Split at the recording or session level, not the window level.
If a single recording must be split, choose a splitter that respects temporal contiguity (e.g., the first 80% by time for train, the last 20% for test).

EEGDash defers the actual splitting to braindecode and MOABB, but the conceptual rule is the same regardless of library: a window must inherit the train/test label of its parent recording, never get assigned independently.

Within-subject vs. cross-session vs. cross-subject#

These three terms describe what kind of generalisation you are claiming to measure. They differ in which axis the held-out fold spans:

Within-subject evaluation holds out time within a single participant. Train on the first portion of recording, test on the last portion. Answer: can the model decode this person’s signal later in the same session? This is the easiest setting and the one most clinical BCI demos report.
Cross-session evaluation holds out a different session of the same participant.

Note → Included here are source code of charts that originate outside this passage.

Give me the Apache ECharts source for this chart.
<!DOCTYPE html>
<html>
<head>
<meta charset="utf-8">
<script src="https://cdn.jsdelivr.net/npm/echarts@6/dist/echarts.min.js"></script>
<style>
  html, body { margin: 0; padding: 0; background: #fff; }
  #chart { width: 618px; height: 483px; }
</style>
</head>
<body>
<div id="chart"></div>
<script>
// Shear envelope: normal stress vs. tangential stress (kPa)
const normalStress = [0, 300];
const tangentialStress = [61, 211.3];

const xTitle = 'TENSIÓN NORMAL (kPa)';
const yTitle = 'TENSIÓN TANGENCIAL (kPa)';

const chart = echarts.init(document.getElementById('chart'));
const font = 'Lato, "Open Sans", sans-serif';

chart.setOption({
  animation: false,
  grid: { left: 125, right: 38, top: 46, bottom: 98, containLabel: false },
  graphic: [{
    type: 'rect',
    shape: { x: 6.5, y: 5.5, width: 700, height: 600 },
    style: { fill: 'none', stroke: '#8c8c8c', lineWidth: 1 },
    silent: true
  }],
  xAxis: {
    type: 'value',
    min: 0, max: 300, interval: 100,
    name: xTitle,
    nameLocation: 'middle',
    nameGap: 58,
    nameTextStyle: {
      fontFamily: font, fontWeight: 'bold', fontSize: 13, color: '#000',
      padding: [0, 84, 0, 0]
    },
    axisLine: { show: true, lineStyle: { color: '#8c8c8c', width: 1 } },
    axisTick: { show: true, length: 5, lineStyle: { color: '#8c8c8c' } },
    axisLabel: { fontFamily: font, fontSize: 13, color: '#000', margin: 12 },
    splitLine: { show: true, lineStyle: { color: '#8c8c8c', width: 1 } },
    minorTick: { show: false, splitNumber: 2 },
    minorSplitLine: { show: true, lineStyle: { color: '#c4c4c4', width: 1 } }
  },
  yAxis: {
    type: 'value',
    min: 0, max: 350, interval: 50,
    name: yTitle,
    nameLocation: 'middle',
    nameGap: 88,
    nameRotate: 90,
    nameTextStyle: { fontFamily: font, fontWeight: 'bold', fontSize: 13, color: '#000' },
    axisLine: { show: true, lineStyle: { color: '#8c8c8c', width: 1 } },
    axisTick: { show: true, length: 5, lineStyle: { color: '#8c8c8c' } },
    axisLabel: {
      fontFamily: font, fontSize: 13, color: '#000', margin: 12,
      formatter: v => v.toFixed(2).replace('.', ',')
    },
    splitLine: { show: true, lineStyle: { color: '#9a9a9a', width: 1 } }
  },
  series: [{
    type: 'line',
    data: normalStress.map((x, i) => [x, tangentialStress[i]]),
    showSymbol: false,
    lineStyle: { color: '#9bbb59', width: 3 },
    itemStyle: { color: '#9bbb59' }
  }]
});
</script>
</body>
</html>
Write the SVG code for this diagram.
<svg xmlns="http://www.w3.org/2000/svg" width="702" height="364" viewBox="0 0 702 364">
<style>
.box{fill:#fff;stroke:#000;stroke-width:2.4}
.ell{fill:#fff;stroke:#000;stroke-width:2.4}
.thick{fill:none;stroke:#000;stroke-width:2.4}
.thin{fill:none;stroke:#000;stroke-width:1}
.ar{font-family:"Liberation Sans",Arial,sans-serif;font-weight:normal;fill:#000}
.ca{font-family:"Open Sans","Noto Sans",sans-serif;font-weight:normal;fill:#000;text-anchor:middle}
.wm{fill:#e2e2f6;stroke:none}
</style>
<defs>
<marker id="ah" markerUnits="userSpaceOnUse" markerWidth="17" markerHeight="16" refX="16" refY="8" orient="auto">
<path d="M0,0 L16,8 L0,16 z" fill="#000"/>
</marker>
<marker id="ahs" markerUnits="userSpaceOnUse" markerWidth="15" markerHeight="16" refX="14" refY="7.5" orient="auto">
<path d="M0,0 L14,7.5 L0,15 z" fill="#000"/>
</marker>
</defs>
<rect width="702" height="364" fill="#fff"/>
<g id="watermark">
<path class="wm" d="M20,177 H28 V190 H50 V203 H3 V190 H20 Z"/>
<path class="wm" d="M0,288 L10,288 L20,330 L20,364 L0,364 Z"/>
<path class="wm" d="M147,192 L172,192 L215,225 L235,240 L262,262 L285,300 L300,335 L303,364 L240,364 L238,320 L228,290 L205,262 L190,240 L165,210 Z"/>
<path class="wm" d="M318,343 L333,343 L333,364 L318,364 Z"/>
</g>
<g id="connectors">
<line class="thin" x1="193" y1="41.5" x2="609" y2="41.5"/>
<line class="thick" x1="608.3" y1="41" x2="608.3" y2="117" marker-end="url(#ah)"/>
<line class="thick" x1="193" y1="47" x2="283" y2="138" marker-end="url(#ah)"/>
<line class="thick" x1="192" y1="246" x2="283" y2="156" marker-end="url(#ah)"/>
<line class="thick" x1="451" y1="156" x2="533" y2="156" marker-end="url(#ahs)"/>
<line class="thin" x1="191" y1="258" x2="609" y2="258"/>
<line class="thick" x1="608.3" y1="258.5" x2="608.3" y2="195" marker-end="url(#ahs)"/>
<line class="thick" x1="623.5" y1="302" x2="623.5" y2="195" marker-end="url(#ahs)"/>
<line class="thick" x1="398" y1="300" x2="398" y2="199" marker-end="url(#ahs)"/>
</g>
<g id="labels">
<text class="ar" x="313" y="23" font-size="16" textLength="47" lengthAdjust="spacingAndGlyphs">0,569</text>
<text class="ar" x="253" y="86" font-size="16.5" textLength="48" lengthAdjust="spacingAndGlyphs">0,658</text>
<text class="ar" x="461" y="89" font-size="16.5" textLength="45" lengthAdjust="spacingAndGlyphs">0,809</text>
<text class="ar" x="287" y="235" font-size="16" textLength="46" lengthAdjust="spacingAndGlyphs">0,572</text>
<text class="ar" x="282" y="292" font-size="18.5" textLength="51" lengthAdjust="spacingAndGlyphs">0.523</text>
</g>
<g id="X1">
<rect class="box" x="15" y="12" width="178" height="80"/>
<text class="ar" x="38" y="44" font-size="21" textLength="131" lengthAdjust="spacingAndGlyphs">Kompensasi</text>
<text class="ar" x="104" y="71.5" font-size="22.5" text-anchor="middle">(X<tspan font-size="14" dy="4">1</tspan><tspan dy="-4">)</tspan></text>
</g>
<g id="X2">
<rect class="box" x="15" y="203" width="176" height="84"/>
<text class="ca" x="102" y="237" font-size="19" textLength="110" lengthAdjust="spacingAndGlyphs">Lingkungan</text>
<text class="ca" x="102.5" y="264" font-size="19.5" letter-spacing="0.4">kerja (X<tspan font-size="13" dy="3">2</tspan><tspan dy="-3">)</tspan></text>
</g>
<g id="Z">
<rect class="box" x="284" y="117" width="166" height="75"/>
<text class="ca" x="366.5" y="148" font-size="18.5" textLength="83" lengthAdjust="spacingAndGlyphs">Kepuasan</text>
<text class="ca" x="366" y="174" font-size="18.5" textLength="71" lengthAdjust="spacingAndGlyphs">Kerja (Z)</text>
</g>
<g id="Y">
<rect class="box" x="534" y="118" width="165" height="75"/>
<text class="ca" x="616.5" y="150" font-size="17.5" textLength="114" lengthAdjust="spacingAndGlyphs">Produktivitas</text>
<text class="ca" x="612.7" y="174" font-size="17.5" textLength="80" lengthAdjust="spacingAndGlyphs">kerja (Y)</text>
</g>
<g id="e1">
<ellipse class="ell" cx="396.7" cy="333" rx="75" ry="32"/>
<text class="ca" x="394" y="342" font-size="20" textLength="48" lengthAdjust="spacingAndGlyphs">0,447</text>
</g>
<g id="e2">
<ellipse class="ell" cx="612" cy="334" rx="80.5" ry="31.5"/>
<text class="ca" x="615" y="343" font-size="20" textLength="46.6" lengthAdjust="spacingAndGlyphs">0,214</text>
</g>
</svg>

Train on session 1, test on session 2 (typically collected on a different day, with re-applied electrodes). Answer: does the model survive electrode re-application and day-to-day drift? This is the relevant setting for repeated-use BCIs and for any real-world deployment where calibration is rare.
Cross-subject evaluation holds out different participants. Train on subjects A–T, test on subjects U–Z. Answer: does the model generalise to a person it has never seen? This is the standard for any “subject-invariant” or “foundation-model” claim.

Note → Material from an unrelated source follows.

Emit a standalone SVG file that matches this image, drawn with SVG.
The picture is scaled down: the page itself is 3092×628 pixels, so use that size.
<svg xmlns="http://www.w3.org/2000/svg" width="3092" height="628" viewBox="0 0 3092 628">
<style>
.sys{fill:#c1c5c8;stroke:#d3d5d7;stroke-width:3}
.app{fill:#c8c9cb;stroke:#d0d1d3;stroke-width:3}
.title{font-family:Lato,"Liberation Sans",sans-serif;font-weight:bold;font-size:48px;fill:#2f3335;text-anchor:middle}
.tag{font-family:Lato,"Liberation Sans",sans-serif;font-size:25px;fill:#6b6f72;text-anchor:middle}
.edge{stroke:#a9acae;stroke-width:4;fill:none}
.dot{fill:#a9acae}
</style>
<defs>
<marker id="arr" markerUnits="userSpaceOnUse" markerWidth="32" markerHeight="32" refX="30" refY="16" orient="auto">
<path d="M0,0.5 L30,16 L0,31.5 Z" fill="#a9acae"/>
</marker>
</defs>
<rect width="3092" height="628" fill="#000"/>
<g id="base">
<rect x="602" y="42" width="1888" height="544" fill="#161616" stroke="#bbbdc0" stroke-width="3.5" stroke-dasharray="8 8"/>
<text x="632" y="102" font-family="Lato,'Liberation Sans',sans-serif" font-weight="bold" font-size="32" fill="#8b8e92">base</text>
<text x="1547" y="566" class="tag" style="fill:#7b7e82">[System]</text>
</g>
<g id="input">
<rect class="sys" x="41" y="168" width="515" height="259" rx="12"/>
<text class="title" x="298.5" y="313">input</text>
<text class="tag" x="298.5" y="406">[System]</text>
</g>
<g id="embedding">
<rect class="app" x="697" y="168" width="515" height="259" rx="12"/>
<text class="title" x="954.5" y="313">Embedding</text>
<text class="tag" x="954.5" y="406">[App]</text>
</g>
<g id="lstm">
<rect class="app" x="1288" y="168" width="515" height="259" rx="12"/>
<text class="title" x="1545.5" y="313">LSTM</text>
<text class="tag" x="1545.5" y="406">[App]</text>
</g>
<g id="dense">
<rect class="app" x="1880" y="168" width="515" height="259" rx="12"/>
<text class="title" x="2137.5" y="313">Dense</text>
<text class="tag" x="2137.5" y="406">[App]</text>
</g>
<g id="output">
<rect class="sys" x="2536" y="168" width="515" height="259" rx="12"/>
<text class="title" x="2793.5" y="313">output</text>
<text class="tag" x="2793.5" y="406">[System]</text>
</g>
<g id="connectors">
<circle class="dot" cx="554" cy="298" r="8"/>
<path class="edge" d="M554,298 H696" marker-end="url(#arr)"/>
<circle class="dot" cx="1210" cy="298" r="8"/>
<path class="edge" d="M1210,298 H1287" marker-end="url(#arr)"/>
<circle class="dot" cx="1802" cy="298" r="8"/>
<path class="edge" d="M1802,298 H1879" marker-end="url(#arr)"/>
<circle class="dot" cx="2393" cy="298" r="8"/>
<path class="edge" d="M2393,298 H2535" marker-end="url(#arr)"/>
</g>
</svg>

Each setting answers a different scientific question, so neither one is universally correct. The mistake is to report one and implicitly claim another. A paper that splits randomly and then advertises a “general-purpose decoder” is overstating the evaluation; a paper that holds out a session and accurately calls it cross-session is doing honest work even if the number is lower.

Practical guidance#

Always inspect ds.description["subject"] and ds.description["session"] before choosing a splitter. If any subject appears in more than one fold, the split is leaky by construction.
Treat the split function as part of the experiment, not a utility. Print, log, and version-control the participants in each fold. Tutorials such as How do I split EEG data without subject leakage? include an audit step that verifies disjointness.
Pick a splitter that matches your scientific question — within-subject, cross-session, or cross-subject. If you cannot decide, default to cross-subject; it is the strictest of the three and rarely misleading.
Always include a chance-level baseline and, where possible, a simple feature baseline (see Features vs. deep learning). A neural network that beats random by 3 points but loses to a logistic regression on band power has not learned the task.
Report variance across folds, not just the mean. Subject-level variance dominates EEG; a mean accuracy with no error bars is not a measurement.

What “metric leakage” looks like in practice#

A few diagnostic patterns you should watch for:

Suspiciously high accuracy on hard problems. A decoder for emotional state from 30 seconds of resting EEG that scores 0.92 is almost certainly leaking subject identity.
Accuracy drops on new subjects. A 25-point drop between cross-validated and held-out cohorts is a leakage signal, not an overfitting signal.
Random labels still score above chance. If you shuffle the labels per recording but keep them constant within a recording, a leaky pipeline still scores well above chance because it is fitting recording identity.

When you see one of those, re-read this page and re-check the splitter.